> **SET PROBLEM**: Reproduce the listing below exactly, minus its pictures.

> **SUPPLIED MATERIAL**:
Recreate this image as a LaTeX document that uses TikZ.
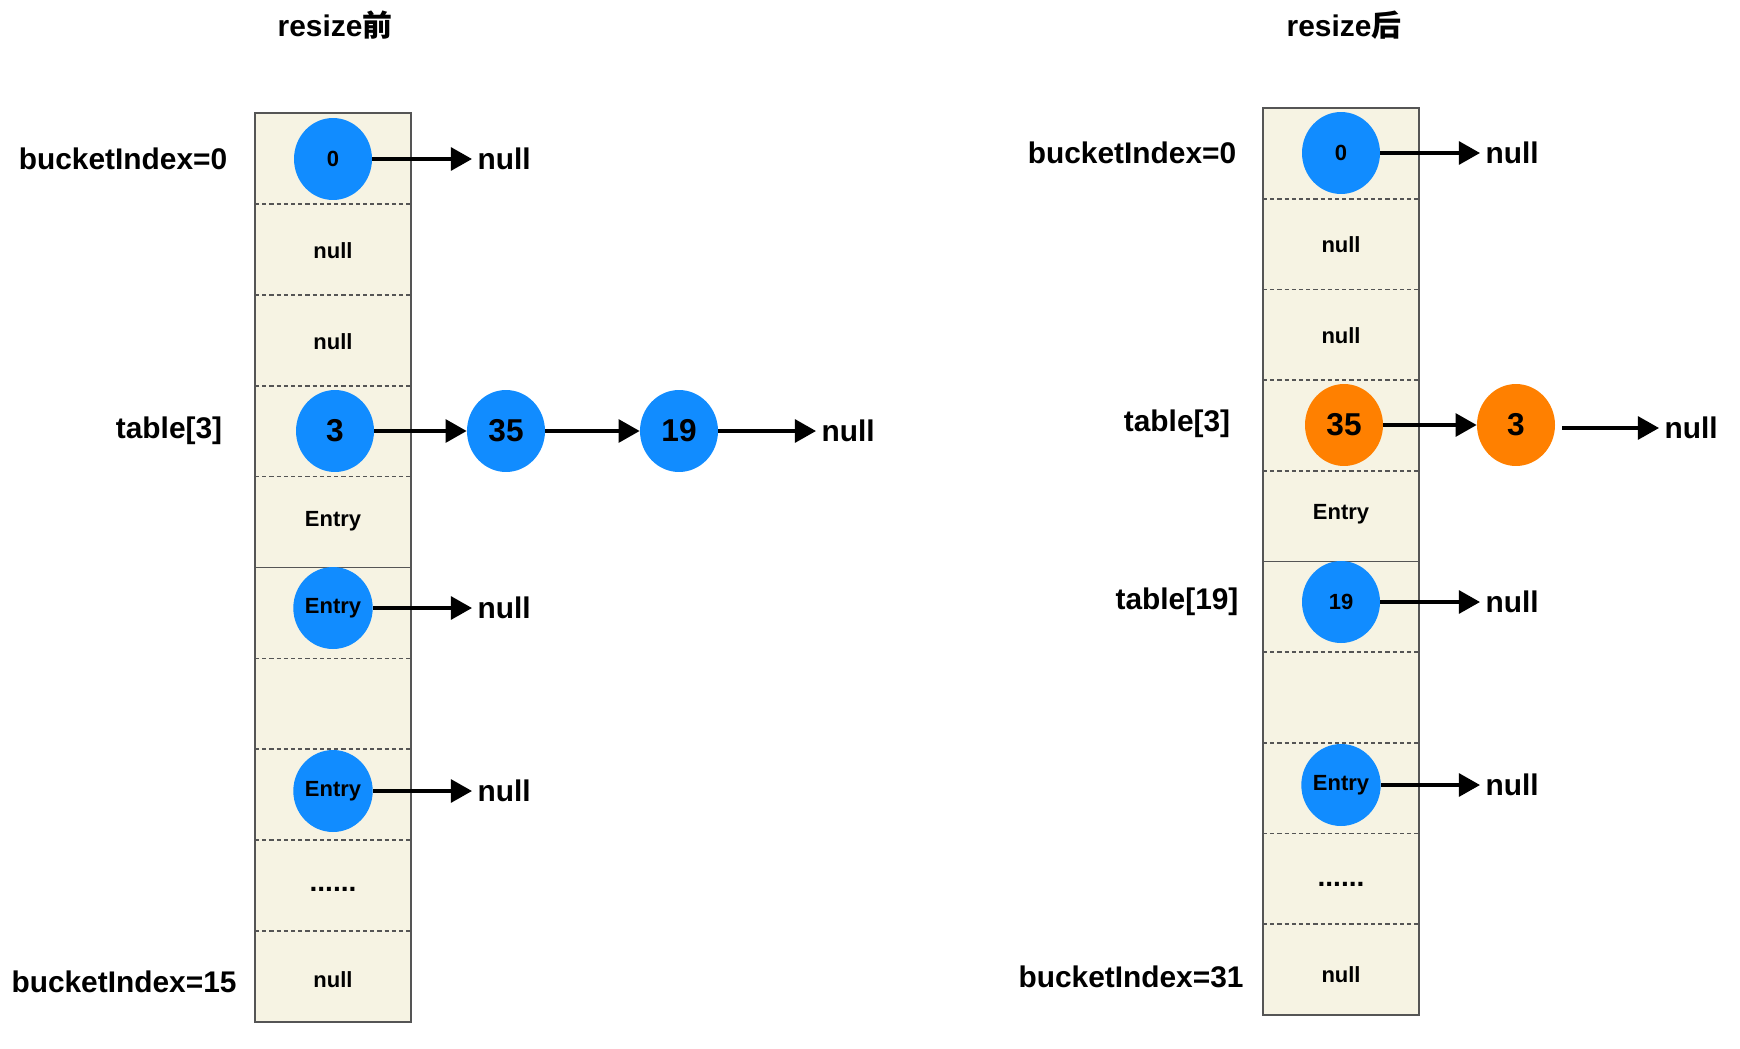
\documentclass[tikz,border=0pt]{standalone}
\usepackage{fontspec}
\setmainfont{Liberation Sans}
\newfontfamily\cjk{Noto Sans CJK SC}
\usetikzlibrary{arrows.meta,shapes.geometric}
\definecolor{entryblue}{RGB}{17,140,255}
\definecolor{entryorange}{RGB}{255,128,0}
\definecolor{cellfill}{RGB}{246,243,227}
\definecolor{cellline}{RGB}{85,85,85}
\begin{document}
\begin{tikzpicture}[x=0.02cm,y=-0.02cm,
  big/.style={font=\bfseries\fontsize{17}{20}\selectfont},
  small/.style={font=\bfseries\fontsize{12.5}{15}\selectfont},
  dots/.style={font=\bfseries\fontsize{16}{18}\selectfont},
  entry/.style={ellipse,fill=entryblue,minimum width=1.56cm,
    minimum height=1.64cm,inner sep=0pt,small},
  bignum/.style={font=\bfseries\fontsize{18}{21}\selectfont},
  moved/.style={entry,fill=entryorange,bignum},
  link/.style={line width=2pt,-{Triangle[length=12pt,width=13pt]}},
  nil/.style={big,anchor=west,inner sep=3pt},
  divider/.style={cellline,line width=1pt,dash pattern=on 2.4pt off 1.7pt}]
  \useasboundingbox (0,0) rectangle (1740,1048);

  % resize before
  \fill[cellfill] (255,113) rectangle (411,1022);
  \foreach \i in {1,2,3,4,6,7,8,9}
    \draw[divider] (255,{113+90.9*\i}) -- (411,{113+90.9*\i});
  \draw[cellline,line width=1.1pt] (255,{113+90.9*5}) -- (411,{113+90.9*5});
  \draw[cellline,line width=1.1pt] (255,113) rectangle (411,1022);

  \node[big] (tbefore) at (335,25) {resize{\cjk 前}};
  \node[big] (lb0) at (123,159) {bucketIndex=0};
  \node[big] (lb3) at (169,431) {table[3]};
  \node[big] (lb15) at (124,982) {bucketIndex=15};

  \node[small] (b1) at (333,251) {null};
  \node[small] (b2) at (333,342) {null};
  \node[small] (b4) at (333,521) {Entry};
  \node[dots] (b8) at (333,889) {......};
  \node[small] (b9) at (333,980) {null};

  \node[entry] (b0) at (333,159) {0};
  \node[entry,bignum] (b3) at (335,431) {3};
  \node[entry,bignum] (b35) at (506,431) {35};
  \node[entry,bignum] (b19) at (679,431) {19};
  \node[entry] (b5) at (333,608) {Entry};
  \node[entry] (b7) at (333,791) {Entry};

  \node[nil] (b0n) at (472,159) {null};
  \node[nil] (b19n) at (816,431) {null};
  \node[nil] (b5n) at (472,608) {null};
  \node[nil] (b7n) at (472,791) {null};

  \draw[link] (b0) -- (b0n);
  \draw[link] (b3) -- (b35);
  \draw[link] (b35) -- (b19);
  \draw[link] (b19) -- (b19n);
  \draw[link] (b5) -- (b5n);
  \draw[link] (b7) -- (b7n);

  % resize after
  \fill[cellfill] (1263,108) rectangle (1419,1015);
  \foreach \i in {1,2,3,4,6,7,8,9}
    \draw[divider] (1263,{108+90.7*\i}) -- (1419,{108+90.7*\i});
  \draw[cellline,line width=1.1pt] (1263,{108+90.7*5}) -- (1419,{108+90.7*5});
  \draw[cellline,line width=1.1pt] (1263,108) rectangle (1419,1015);

  \node[big] (tafter) at (1344,25) {resize{\cjk 后}};
  \node[big] (la0) at (1132,153) {bucketIndex=0};
  \node[big] (la3) at (1177,424) {table[3]};
  \node[big] (la19) at (1177,602) {table[19]};
  \node[big] (la31) at (1131,977) {bucketIndex=31};

  \node[small] (a1) at (1341,245) {null};
  \node[small] (a2) at (1341,336) {null};
  \node[small] (a4) at (1341,514) {Entry};
  \node[dots] (a8) at (1341,884) {......};
  \node[small] (a9) at (1341,975) {null};

  \node[entry] (a0) at (1341,153) {0};
  \node[moved] (a35) at (1344,425) {35};
  \node[moved] (a3) at (1516,425) {3};
  \node[entry] (a5) at (1341,602) {19};
  \node[entry] (a7) at (1341,785) {Entry};

  \node[nil] (a0n) at (1480,153) {null};
  \node[nil] (a3n) at (1659,428) {null};
  \node[nil] (a5n) at (1480,602) {null};
  \node[nil] (a7n) at (1480,785) {null};

  \draw[link] (a0) -- (a0n);
  \draw[link] (a35) -- (a3);
  \draw[link,shorten <=4pt] (a3.east |- a3n) -- (a3n);
  \draw[link] (a5) -- (a5n);
  \draw[link] (a7) -- (a7n);
\end{tikzpicture}
\end{document}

> **RESULT OF THIS TASK**:
Recreate this image as a LaTeX document that uses TikZ.
\documentclass[tikz,border=0pt]{standalone}
\usepackage{fontspec}
\setmainfont{Liberation Sans}
\newfontfamily\cjk{Noto Sans CJK SC}
\usetikzlibrary{arrows.meta,shapes.geometric}
\definecolor{entryblue}{RGB}{17,140,255}
\definecolor{entryorange}{RGB}{255,128,0}
\definecolor{cellfill}{RGB}{246,243,227}
\definecolor{cellline}{RGB}{85,85,85}
\begin{document}
\begin{tikzpicture}[x=0.02cm,y=-0.02cm,
  big/.style={font=\bfseries\fontsize{17}{20}\selectfont},
  small/.style={font=\bfseries\fontsize{12.5}{15}\selectfont},
  dots/.style={font=\bfseries\fontsize{16}{18}\selectfont},
  entry/.style={ellipse,fill=entryblue,minimum width=1.56cm,
    minimum height=1.64cm,inner sep=0pt,small},
  bignum/.style={font=\bfseries\fontsize{18}{21}\selectfont},
  moved/.style={entry,fill=entryorange,bignum},
  link/.style={line width=2pt,-{Triangle[length=12pt,width=13pt]}},
  nil/.style={big,anchor=west,inner sep=3pt},
  divider/.style={cellline,line width=1pt,dash pattern=on 2.4pt off 1.7pt}]
  \useasboundingbox (0,0) rectangle (1740,1048);

  % resize before
  \fill[cellfill] (255,113) rectangle (411,1022);
  \foreach \i in {1,2,3,4,6,7,8,9}
    \draw[divider] (255,{113+90.9*\i}) -- (411,{113+90.9*\i});
  \draw[cellline,line width=1.1pt] (255,{113+90.9*5}) -- (411,{113+90.9*5});
  \draw[cellline,line width=1.1pt] (255,113) rectangle (411,1022);

  \node[big] (tbefore) at (335,25) {resize{\cjk 前}};
  \node[big] (lb0) at (123,159) {bucketIndex=0};
  \node[big] (lb3) at (169,431) {table[3]};
  \node[big] (lb15) at (124,982) {bucketIndex=15};

  \node[small] (b1) at (333,251) {null};
  \node[small] (b2) at (333,342) {null};
  \node[small] (b4) at (333,521) {Entry};
  \node[dots] (b8) at (333,889) {......};
  \node[small] (b9) at (333,980) {null};

  \node[entry] (b0) at (333,159) {0};
  \node[entry,bignum] (b3) at (335,431) {3};
  \node[entry,bignum] (b35) at (506,431) {35};
  \node[entry,bignum] (b19) at (679,431) {19};
  \node[entry] (b5) at (333,608) {Entry};
  \node[entry] (b7) at (333,791) {Entry};

  \node[nil] (b0n) at (472,159) {null};
  \node[nil] (b19n) at (816,431) {null};
  \node[nil] (b5n) at (472,608) {null};
  \node[nil] (b7n) at (472,791) {null};

  \draw[link] (b0) -- (b0n);
  \draw[link] (b3) -- (b35);
  \draw[link] (b35) -- (b19);
  \draw[link] (b19) -- (b19n);
  \draw[link] (b5) -- (b5n);
  \draw[link] (b7) -- (b7n);

  % resize after
  \fill[cellfill] (1263,108) rectangle (1419,1015);
  \foreach \i in {1,2,3,4,6,7,8,9}
    \draw[divider] (1263,{108+90.7*\i}) -- (1419,{108+90.7*\i});
  \draw[cellline,line width=1.1pt] (1263,{108+90.7*5}) -- (1419,{108+90.7*5});
  \draw[cellline,line width=1.1pt] (1263,108) rectangle (1419,1015);

  \node[big] (tafter) at (1344,25) {resize{\cjk 后}};
  \node[big] (la0) at (1132,153) {bucketIndex=0};
  \node[big] (la3) at (1177,424) {table[3]};
  \node[big] (la19) at (1177,602) {table[19]};
  \node[big] (la31) at (1131,977) {bucketIndex=31};

  \node[small] (a1) at (1341,245) {null};
  \node[small] (a2) at (1341,336) {null};
  \node[small] (a4) at (1341,514) {Entry};
  \node[dots] (a8) at (1341,884) {......};
  \node[small] (a9) at (1341,975) {null};

  \node[entry] (a0) at (1341,153) {0};
  \node[moved] (a35) at (1344,425) {35};
  \node[moved] (a3) at (1516,425) {3};
  \node[entry] (a5) at (1341,602) {19};
  \node[entry] (a7) at (1341,785) {Entry};

  \node[nil] (a0n) at (1480,153) {null};
  \node[nil] (a3n) at (1659,428) {null};
  \node[nil] (a5n) at (1480,602) {null};
  \node[nil] (a7n) at (1480,785) {null};

  \draw[link] (a0) -- (a0n);
  \draw[link] (a35) -- (a3);
  \draw[link,shorten <=4pt] (a3.east |- a3n) -- (a3n);
  \draw[link] (a5) -- (a5n);
  \draw[link] (a7) -- (a7n);
\end{tikzpicture}
\end{document}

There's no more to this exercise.